Tuesday, February 01, 2011
I weighed nine pounds and three ounces at birth. I started out at an above average weight--the beginning of a trend that has continued throughout my life. My mom tells stories of trying to get my brother and me to eat more: "Come on, baby, eat," she recalls telling us. Then when I became a chubby child (and my brother was husky... anyone remember the "chubby" and "husky" sizes?), my mother tells stories of me getting mad at her because she would tell me "you don't need that" whenever I wanted to eat something "fattening." I say she tells stories of these things, not because I don't believe her, but because I have no recollection of the events. I don't know if this is because my memory stinks, or if I have subconsciously blocked certain memories... because I remember wearing the chubby sizes.
Looking back at pictures of my teenage years, I think I didn't look that bad (read: fat), although at the time, I was bigger than all my friends. After I married and started having babies, I quit comparing myself to others and got heavier over the years. When my fourth son was born, just over 20 years ago, I was hovering around 300 pounds. I had actually lost to 280 while I was pregnant--for some reason I lost weight during my last two pregnancies, but gained afterward.
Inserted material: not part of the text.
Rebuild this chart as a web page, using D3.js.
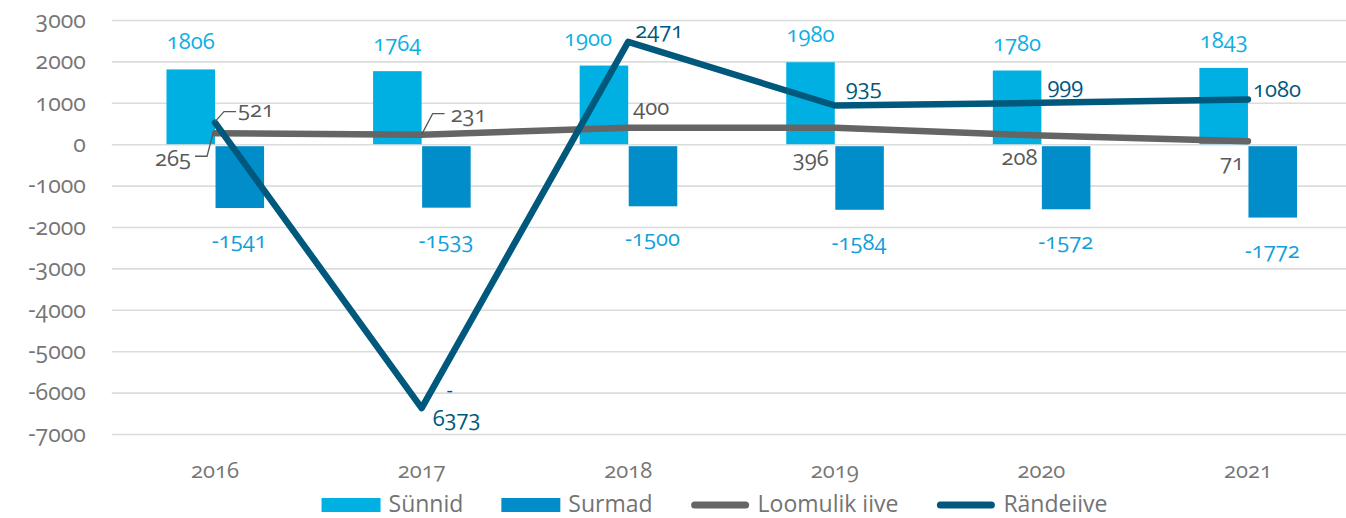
<!DOCTYPE html>
<html>
<head>
<meta charset="utf-8">
<script src="https://cdn.jsdelivr.net/npm/d3@7"></script>
<style>
  body { margin: 0; background: #fff; }
  svg text { font-family: "Open Sans", sans-serif; font-size: 22px; font-variant-numeric: oldstyle-nums; }
</style>
</head>
<body>
<div id="chart"></div>
<script>
const years = ["2016", "2017", "2018", "2019", "2020", "2021"];
const births = [1806, 1764, 1900, 1980, 1780, 1843];      // Sünnid
const deaths = [-1541, -1533, -1500, -1584, -1572, -1772]; // Surmad
const natural = [265, 231, 400, 396, 208, 71];             // Loomulik iive
const migration = [521, -6373, 2471, 935, 999, 1080];      // Rändeiive
const yTicks = [3000, 2000, 1000, 0, -1000, -2000, -3000, -4000, -5000, -6000, -7000];
const legendNames = ["Sünnid", "Surmad", "Loomulik iive", "Rändeiive"];

const width = 1346, height = 518;
const cBirth = "#00b0e2", cDeath = "#008dc9", cNat = "#656565", cMig = "#00587c";

const svg = d3.select("#chart").append("svg")
    .attr("width", width)
    .attr("height", height);

const x = d3.scaleBand().domain(years).range([111.75, 1351.25]).padding(0);
const y = d3.scaleLinear().domain([-7000, 3000]).range([434, 20]);
const cx = d => x(d) + x.bandwidth() / 2;
const barW = x.bandwidth() * 0.235;

// gridlines + y labels
const yAxis = d3.axisLeft(y).tickValues(yTicks).tickFormat(d => String(d))
    .tickSize(-(1351.25 - 111.75)).tickPadding(26);
const ga = svg.append("g").attr("transform", "translate(111.75,0)").call(yAxis);
ga.select(".domain").remove();
ga.selectAll(".tick line").attr("stroke", "#dcdcdc").attr("stroke-width", 1.6);
ga.selectAll(".tick text").attr("fill", "#767676").style("font-size", "23px");

// x labels
const xAxis = d3.axisBottom(x).tickSize(0).tickPadding(0);
const gx = svg.append("g").attr("transform", "translate(0,470)").call(xAxis);
gx.select(".domain").remove();
gx.selectAll(".tick text").attr("fill", "#767676").attr("dy", "0.35em").style("font-size", "22px");

// bars
svg.selectAll("rect.birth").data(births).enter().append("rect")
    .attr("x", (d, i) => cx(years[i]) - barW)
    .attr("y", d => y(d))
    .attr("width", barW)
    .attr("height", d => y(0) - y(d))
    .attr("fill", cBirth);

svg.selectAll("rect.death").data(deaths).enter().append("rect")
    .attr("x", (d, i) => cx(years[i]) + 0.5)
    .attr("y", y(0) + 2)
    .attr("width", barW)
    .attr("height", d => y(d) - y(0) - 2)
    .attr("fill", cDeath);

// bar labels
const birthNudge = [0, 0, -16, 0, 0, 0];
svg.selectAll("text.bl").data(births).enter().append("text")
    .attr("x", (d, i) => cx(years[i]) - barW / 2 + birthNudge[i])
    .attr("y", d => y(d) - 20)
    .attr("text-anchor", "middle")
    .attr("fill", "#0cafe3")
    .text(d => d);

svg.selectAll("text.dl").data(deaths).enter().append("text")
    .attr("x", (d, i) => cx(years[i]) + barW / 2)
    .attr("y", d => y(d) + 40)
    .attr("text-anchor", "middle")
    .attr("fill", "#129fd9")
    .text(d => d);

// lines
const line = d3.line().x((d, i) => cx(years[i])).y(d => y(d));
svg.append("path").datum(natural)
    .attr("d", line).attr("fill", "none")
    .attr("stroke", cNat).attr("stroke-width", 6.5)
    .attr("stroke-linecap", "round").attr("stroke-linejoin", "round");
svg.append("path").datum(migration)
    .attr("d", line).attr("fill", "none")
    .attr("stroke", cMig).attr("stroke-width", 6.5)
    .attr("stroke-linecap", "round").attr("stroke-linejoin", "round");

// line labels: [dx, dy(center), anchor, leader points or null]
const natPlace = [
    [-24, 25, "end", [[-2, 0], [-8, 23], [-20, 23]]],
    [29, -20, "start", [[0, 0], [11, -21], [23, -21]]],
    [5, -20, "start", null],
    [-6, 30, "end", null],
    [-4, 22, "end", null],
    [-4, 21, "end", null]
];
const migPlace = [
    [23, -13, "start", [[0, -1], [9, -11], [21, -11]]],
    [11, 10, "start", null],
    [7, -12, "start", null],
    [11, -18, "start", null],
    [6, -18, "start", null],
    [5, -10, "start", null]
];

function lineLabels(vals, place, color) {
    vals.forEach((v, i) => {
        const px = cx(years[i]), py = y(v);
        const p = place[i];
        if (p[3]) {
            svg.append("path")
                .attr("d", d3.line()(p[3].map(q => [px + q[0], py + q[1]])))
                .attr("fill", "none").attr("stroke", "#595959").attr("stroke-width", 1.3);
        }
        const t = svg.append("text")
            .attr("x", px + p[0])
            .attr("y", py + p[1])
            .attr("dy", "0.35em")
            .attr("text-anchor", p[2])
            .attr("fill", p[3] ? "#595959" : color);
        if (v < -999 && i === 1) {
            // wrapped label: minus sign sits above the digits
            svg.append("text").attr("x", px + 28).attr("y", py - 18).attr("dy", "0.35em")
                .attr("text-anchor", "middle").attr("fill", color).style("font-size", "20px").text("-");
            t.text(String(Math.abs(v)));
        } else {
            t.text(v);
        }
    });
}
lineLabels(natural, natPlace, "#595959");
lineLabels(migration, migPlace, cMig);

// legend
const legend = svg.append("g").attr("transform", "translate(0,505)");
const symW = 59;
let lx = 0;
const items = [];
legendNames.forEach((name, i) => {
    const g = legend.append("g");
    if (i < 2) {
        g.append("rect").attr("x", 0).attr("y", -7).attr("width", symW).attr("height", 14)
            .attr("fill", i === 0 ? cBirth : cDeath);
    } else {
        g.append("line").attr("x1", 4).attr("x2", symW - 4).attr("y1", 0).attr("y2", 0)
            .attr("stroke", i === 2 ? cNat : cMig).attr("stroke-width", 7).attr("stroke-linecap", "round");
    }
    const t = g.append("text").attr("x", symW + 8).attr("y", 7)
        .attr("fill", "#737373").style("font-size", "23px").text(name);
    const w = symW + 8 + t.node().getComputedTextLength();
    items.push([g, w]);
});
const gap = 38;
const total = d3.sum(items, d => d[1]) + gap * (items.length - 1);
lx = 714.5 - total / 2;
items.forEach(([g, w]) => {
    g.attr("transform", `translate(${lx},0)`);
    lx += w + gap;
});
</script>
</body>
</html>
After my daughter's birth eleven years ago, I quit weighing myself for years. My marital problems also began during that time... doom to an emotional eater... so before I knew it, I was approaching the 400 pound mark. That's when I decided I couldn't continue eating uncontrollably. That's also when my body started turning against me (probably the next blog topic).
It's been three years. I have struggled with the same 30 to 40 pounds or so over and over. I'll lose, then something will happen--a physical set-back or losing my resolve--and the pounds will creep back on. But I have decided (again and for the last time... lol) that this will be the last time that I weigh so much. I started 2011 weighing 380 pounds. I am beginning February 2001 weighing 350 pounds. I know most of that loss was fluid because I was very swollen, but 30 pounds lighter is 30 pounds lighter.
And it's just the beginning of great losses to come.